# TASK
Search the material for the word "matplotlib" and report each line where it turns up.

--

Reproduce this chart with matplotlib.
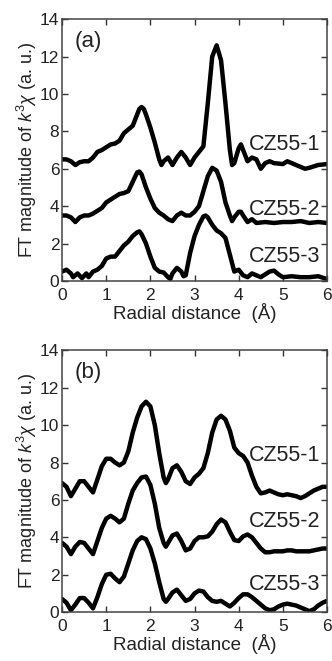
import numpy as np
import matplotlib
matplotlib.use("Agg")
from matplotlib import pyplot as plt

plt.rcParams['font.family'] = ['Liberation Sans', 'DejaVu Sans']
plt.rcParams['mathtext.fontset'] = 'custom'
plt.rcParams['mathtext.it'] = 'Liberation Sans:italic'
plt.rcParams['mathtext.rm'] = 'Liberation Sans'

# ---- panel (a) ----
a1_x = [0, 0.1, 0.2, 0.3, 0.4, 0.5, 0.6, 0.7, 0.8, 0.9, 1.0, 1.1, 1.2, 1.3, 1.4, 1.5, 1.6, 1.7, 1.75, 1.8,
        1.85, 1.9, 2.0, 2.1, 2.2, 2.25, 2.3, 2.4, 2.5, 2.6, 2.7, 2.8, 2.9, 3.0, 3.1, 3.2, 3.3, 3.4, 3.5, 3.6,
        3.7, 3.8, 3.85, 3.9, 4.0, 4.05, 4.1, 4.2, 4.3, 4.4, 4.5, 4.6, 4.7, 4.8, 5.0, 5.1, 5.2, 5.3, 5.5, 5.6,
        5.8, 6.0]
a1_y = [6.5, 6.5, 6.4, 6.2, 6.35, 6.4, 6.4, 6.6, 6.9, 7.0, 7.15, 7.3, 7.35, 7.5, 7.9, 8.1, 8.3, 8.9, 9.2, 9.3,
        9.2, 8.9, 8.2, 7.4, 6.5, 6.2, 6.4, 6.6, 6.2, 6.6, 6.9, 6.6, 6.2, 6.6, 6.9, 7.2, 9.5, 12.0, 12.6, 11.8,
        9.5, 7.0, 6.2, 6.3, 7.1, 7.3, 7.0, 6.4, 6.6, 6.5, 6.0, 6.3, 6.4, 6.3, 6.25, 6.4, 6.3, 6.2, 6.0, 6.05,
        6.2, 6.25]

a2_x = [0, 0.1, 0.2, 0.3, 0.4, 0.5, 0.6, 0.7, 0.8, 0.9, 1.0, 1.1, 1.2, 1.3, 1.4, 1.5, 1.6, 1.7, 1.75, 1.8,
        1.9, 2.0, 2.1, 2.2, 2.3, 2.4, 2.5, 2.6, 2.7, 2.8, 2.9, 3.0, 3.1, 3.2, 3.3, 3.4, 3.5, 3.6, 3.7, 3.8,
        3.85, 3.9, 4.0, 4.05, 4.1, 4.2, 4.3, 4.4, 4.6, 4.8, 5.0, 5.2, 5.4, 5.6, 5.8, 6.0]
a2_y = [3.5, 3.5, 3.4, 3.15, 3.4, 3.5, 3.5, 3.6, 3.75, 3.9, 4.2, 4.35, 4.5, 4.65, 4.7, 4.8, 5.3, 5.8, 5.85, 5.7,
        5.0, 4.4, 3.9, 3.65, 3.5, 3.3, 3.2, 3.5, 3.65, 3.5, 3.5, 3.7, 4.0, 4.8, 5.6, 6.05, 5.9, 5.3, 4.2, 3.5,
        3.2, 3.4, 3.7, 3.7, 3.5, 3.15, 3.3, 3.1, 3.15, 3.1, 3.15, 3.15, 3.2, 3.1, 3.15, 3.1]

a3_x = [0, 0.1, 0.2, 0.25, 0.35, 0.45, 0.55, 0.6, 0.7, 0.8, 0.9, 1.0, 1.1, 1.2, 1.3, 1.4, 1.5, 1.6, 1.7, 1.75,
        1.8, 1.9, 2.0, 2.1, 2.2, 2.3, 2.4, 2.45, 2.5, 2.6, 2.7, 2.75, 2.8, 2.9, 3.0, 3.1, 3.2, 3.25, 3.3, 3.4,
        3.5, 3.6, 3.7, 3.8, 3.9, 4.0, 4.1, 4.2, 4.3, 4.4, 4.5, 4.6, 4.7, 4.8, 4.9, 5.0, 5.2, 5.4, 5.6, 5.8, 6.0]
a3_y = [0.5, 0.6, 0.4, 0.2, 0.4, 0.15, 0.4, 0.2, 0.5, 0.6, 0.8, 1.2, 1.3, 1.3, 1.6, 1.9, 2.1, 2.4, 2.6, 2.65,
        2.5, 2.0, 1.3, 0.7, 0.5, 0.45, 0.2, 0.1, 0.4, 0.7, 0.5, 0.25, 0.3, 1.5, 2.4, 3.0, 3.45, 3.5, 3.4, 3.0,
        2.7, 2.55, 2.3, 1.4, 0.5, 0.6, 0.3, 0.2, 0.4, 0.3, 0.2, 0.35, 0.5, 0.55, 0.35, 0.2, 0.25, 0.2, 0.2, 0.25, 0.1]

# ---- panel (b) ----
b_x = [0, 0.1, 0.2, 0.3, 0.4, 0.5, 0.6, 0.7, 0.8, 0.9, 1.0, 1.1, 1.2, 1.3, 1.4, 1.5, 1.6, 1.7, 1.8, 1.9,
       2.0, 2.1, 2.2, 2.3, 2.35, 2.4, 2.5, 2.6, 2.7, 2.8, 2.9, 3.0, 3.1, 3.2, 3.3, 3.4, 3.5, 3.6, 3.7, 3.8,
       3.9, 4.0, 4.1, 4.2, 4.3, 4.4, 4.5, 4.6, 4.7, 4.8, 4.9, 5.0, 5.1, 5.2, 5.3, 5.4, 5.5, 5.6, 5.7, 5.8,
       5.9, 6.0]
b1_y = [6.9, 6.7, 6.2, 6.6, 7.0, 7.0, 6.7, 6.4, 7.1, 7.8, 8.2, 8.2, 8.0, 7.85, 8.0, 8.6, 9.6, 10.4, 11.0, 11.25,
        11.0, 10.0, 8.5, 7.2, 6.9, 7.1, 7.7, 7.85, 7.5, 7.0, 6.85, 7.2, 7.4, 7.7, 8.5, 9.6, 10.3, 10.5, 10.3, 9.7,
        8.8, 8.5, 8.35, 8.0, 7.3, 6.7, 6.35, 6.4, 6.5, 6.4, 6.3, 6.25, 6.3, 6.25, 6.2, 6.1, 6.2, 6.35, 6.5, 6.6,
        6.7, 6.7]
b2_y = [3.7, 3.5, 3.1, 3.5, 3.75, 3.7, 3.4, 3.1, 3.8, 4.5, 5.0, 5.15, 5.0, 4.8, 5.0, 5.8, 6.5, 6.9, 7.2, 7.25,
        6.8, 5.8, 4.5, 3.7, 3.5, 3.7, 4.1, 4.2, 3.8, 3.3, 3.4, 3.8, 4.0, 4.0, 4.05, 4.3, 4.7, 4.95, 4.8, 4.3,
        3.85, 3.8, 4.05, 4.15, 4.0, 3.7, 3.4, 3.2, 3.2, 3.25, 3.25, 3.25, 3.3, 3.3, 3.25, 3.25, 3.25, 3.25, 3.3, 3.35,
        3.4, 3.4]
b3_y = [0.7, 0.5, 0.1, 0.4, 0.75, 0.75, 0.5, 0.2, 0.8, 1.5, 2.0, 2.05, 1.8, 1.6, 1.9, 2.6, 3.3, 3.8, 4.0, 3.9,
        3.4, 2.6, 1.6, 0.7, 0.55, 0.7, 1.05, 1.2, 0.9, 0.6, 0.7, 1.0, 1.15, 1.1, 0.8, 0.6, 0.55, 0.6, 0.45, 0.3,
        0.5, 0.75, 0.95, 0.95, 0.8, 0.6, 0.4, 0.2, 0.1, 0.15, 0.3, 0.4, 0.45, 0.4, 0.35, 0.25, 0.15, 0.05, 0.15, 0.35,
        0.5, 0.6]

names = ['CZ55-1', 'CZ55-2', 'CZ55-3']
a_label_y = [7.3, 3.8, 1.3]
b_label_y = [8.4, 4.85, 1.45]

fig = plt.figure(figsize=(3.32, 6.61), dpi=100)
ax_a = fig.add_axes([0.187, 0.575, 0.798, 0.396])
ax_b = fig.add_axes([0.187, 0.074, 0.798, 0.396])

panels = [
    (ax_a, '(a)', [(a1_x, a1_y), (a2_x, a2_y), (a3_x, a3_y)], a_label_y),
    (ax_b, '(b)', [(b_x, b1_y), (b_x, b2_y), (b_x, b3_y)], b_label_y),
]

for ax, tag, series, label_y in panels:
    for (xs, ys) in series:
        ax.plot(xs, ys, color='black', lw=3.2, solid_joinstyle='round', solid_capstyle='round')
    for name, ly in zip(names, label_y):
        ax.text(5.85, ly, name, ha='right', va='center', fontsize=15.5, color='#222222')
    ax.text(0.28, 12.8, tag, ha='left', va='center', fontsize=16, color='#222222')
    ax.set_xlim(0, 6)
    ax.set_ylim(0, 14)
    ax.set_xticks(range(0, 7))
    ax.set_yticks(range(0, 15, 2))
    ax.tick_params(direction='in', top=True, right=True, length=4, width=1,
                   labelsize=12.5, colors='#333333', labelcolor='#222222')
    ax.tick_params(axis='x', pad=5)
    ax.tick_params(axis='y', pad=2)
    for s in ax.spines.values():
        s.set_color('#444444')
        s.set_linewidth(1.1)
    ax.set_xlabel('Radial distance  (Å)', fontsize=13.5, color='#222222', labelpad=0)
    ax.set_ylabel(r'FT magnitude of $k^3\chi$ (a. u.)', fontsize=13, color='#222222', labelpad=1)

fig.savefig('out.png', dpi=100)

--

# ANSWER FOR THIS EXERCISE
Reproduce this chart with matplotlib.
import matplotlib
matplotlib.use("Agg")
from matplotlib import pyplot as plt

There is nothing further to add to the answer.